Life harsher in new Guantanamo unit
By BEN FOX
Associated Press Writer
GUANTANAMO BAY NAVAL BASE, Cuba (AP) -- Abdul Helil Mamut's good behavior earned him a spot in a medium-security compound at the Guantanamo Bay prison, where he slept in a barracks, shared leisurely meals with other prisoners and could spend more than half the day in an outdoor recreation area.
But in December, the detainee was among dozens transferred from Camp 4 to the maximum-security Camp 6, the newest section of Guantanamo Bay's military prison.
Now Mamut, an ethnic Uighur from China captured in Pakistan, spends all but two hours a day isolated in his cell. He eats and prays by himself. His only recreation comes in a concrete courtyard surrounded by high walls, separated from other prisoners by a chain-link fence.
The U.S. government says the unit provides detainees with more private and comfortable quarters.

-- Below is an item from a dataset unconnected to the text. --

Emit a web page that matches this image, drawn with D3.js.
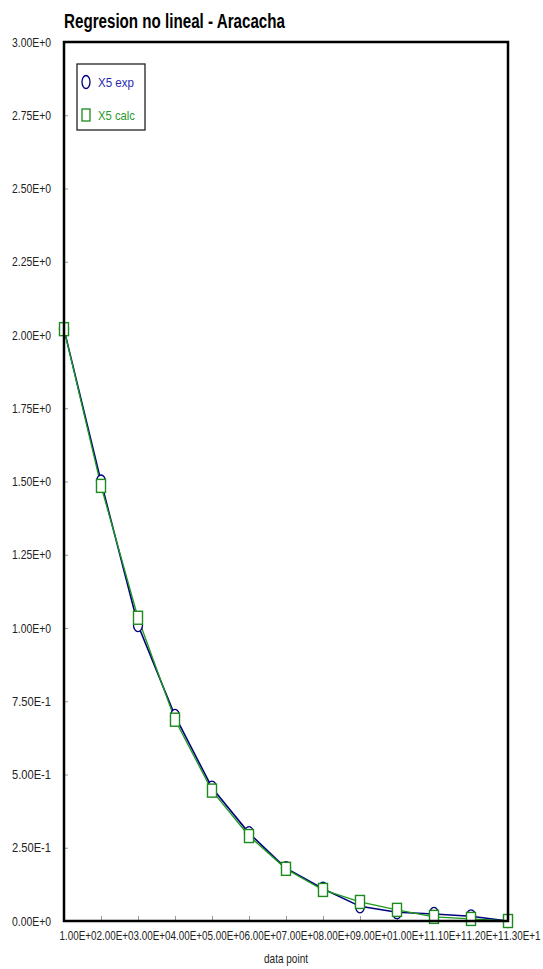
<!DOCTYPE html>
<html>
<head>
<meta charset="utf-8">
<script src="https://cdn.jsdelivr.net/npm/d3@7"></script>
<style>
  body { margin: 0; background: #fff; }
  svg { display: block; font-family: "Liberation Sans", Arial, sans-serif; }
</style>
</head>
<body>
<div id="chart"></div>
<script>
// data
var points = [1, 2, 3, 4, 5, 6, 7, 8, 9, 10, 11, 12, 13];
var x5Exp = [2.02, 1.50, 1.01, 0.70, 0.455, 0.30, 0.18, 0.11, 0.05, 0.03, 0.024, 0.016, 0.0];
var x5Calc = [2.02, 1.485, 1.035, 0.687, 0.445, 0.29, 0.178, 0.106, 0.065, 0.038, 0.014, 0.007, 0.0];
var yTicks = [0, 0.25, 0.5, 0.75, 1, 1.25, 1.5, 1.75, 2, 2.25, 2.5, 2.75, 3];

var width = 543, height = 969;
var margin = { top: 42, right: 35, bottom: 48, left: 64 };

var svg = d3.select("#chart").append("svg")
    .attr("width", width)
    .attr("height", height);

var xscale = d3.scaleLinear()
    .domain([1, 13])
    .range([margin.left, width - margin.right]);

var yscale = d3.scaleLinear()
    .domain([0, 3])
    .range([height - margin.bottom, margin.top]);

function sci(v) {
    // format like 1.00E+0 / 7.50E-1
    if (v === 0) return "0.00E+0";
    var e = Math.floor(Math.log10(v) + 1e-9);
    var m = v / Math.pow(10, e);
    return m.toFixed(2) + "E" + (e >= 0 ? "+" : "") + e;
}

// title
svg.append("text")
    .attr("x", 64)
    .attr("y", 28)
    .attr("font-size", 20)
    .attr("font-weight", "bold")
    .attr("textLength", 221)
    .attr("lengthAdjust", "spacingAndGlyphs")
    .attr("fill", "#000")
    .text("Regresion no lineal - Aracacha");

// y axis ticks + labels
var yaxis = d3.axisLeft(yscale)
    .tickValues(yTicks)
    .tickSize(-4)
    .tickFormat(sci);

svg.append("g")
    .attr("class", "axisY")
    .attr("transform", "translate(" + margin.left + ",0)")
    .call(yaxis)
    .call(g => g.select(".domain").remove())
    .call(g => g.selectAll(".tick line").attr("stroke", "#999"))
    .call(g => g.selectAll(".tick text")
        .attr("x", -13)
        .attr("font-size", 13)
        .attr("font-family", "Liberation Sans, Arial, sans-serif")
        .attr("fill", "#222")
        .attr("textLength", 39)
        .attr("lengthAdjust", "spacingAndGlyphs"));

// x axis ticks + labels
var xaxis = d3.axisBottom(xscale)
    .tickValues(points)
    .tickSize(-5)
    .tickFormat(sci);

svg.append("g")
    .attr("class", "axisX")
    .attr("transform", "translate(0," + (height - margin.bottom) + ")")
    .call(xaxis)
    .call(g => g.select(".domain").remove())
    .call(g => g.selectAll(".tick line").attr("stroke", "#999"))
    .call(g => g.selectAll(".tick text")
        .attr("text-anchor", "start")
        .attr("x", -5)
        .attr("y", 10)
        .attr("font-size", 13)
        .attr("font-family", "Liberation Sans, Arial, sans-serif")
        .attr("fill", "#222")
        .attr("textLength", 37)
        .attr("lengthAdjust", "spacingAndGlyphs"));

svg.append("text")
    .attr("x", 286)
    .attr("y", 963)
    .attr("text-anchor", "middle")
    .attr("font-size", 13)
    .attr("fill", "#222")
    .attr("textLength", 44)
    .attr("lengthAdjust", "spacingAndGlyphs")
    .text("data point");

// lines
var lineExp = d3.line()
    .x((d, i) => xscale(points[i]))
    .y(d => yscale(d));

svg.append("path")
    .datum(x5Exp)
    .attr("fill", "none")
    .attr("stroke", "#00007f")
    .attr("stroke-width", 1.6)
    .attr("d", lineExp);

svg.append("path")
    .datum(x5Calc)
    .attr("fill", "none")
    .attr("stroke", "#1c9a1c")
    .attr("stroke-width", 1.3)
    .attr("d", lineExp);

// markers
svg.selectAll(".mexp")
    .data(x5Exp)
    .enter()
    .append("ellipse")
    .attr("class", "mexp")
    .attr("cx", (d, i) => xscale(points[i]))
    .attr("cy", d => yscale(d))
    .attr("rx", 4.5)
    .attr("ry", 6.5)
    .attr("fill", "#fff")
    .attr("stroke", "#00007f")
    .attr("stroke-width", 1.3);

svg.selectAll(".mcalc")
    .data(x5Calc)
    .enter()
    .append("rect")
    .attr("class", "mcalc")
    .attr("x", (d, i) => xscale(points[i]) - 4.5)
    .attr("y", d => yscale(d) - 6.5)
    .attr("width", 9)
    .attr("height", 13)
    .attr("fill", "#fff")
    .attr("stroke", "#1c8a1c")
    .attr("stroke-width", 1.4);

// frame
svg.append("rect")
    .attr("x", margin.left)
    .attr("y", margin.top)
    .attr("width", width - margin.left - margin.right)
    .attr("height", height - margin.top - margin.bottom)
    .attr("fill", "none")
    .attr("stroke", "#000")
    .attr("stroke-width", 2.5);

// legend
var legend = svg.append("g").attr("transform", "translate(77,64)");
legend.append("rect")
    .attr("width", 68)
    .attr("height", 66)
    .attr("fill", "#fff")
    .attr("stroke", "#222")
    .attr("stroke-width", 1.3);
legend.append("ellipse")
    .attr("cx", 9).attr("cy", 18)
    .attr("rx", 4).attr("ry", 6.5)
    .attr("fill", "none").attr("stroke", "#00007f").attr("stroke-width", 1.3);
legend.append("text")
    .attr("x", 21).attr("y", 23)
    .attr("font-size", 13).attr("fill", "#2b2bb0")
    .attr("textLength", 36).attr("lengthAdjust", "spacingAndGlyphs")
    .text("X5 exp");
legend.append("rect")
    .attr("x", 5).attr("y", 45)
    .attr("width", 8).attr("height", 12)
    .attr("fill", "none").attr("stroke", "#1c8a1c").attr("stroke-width", 1.3);
legend.append("text")
    .attr("x", 21).attr("y", 56)
    .attr("font-size", 13).attr("fill", "#2a9a2a")
    .attr("textLength", 37).attr("lengthAdjust", "spacingAndGlyphs")
    .text("X5 calc");
</script>
</body>
</html>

But Mamut and other Uighur prisoners complain their days are now filled with "infinite tedium and loneliness," said Sabin Willett, an attorney for the men, in an affidavit filed in a Washington court.
"All expressed a desperate desire for sunlight, fresh air and someone to speak to," Willett wrote after a January visit to the prison, located on the U.S. military base in southeastern Cuba, where the U.S. holds nearly 400 men suspected of links to al-Qaida or the Taliban.
Wells Dixon, who also represents Uighurs held at Guantanamo, predicted the lack of human interaction in Camp 6 will cause detainees to lose their grip on reality.
"It will very soon become an insane asylum," he told The Associated Press in a phone interview after he returned from the base in January.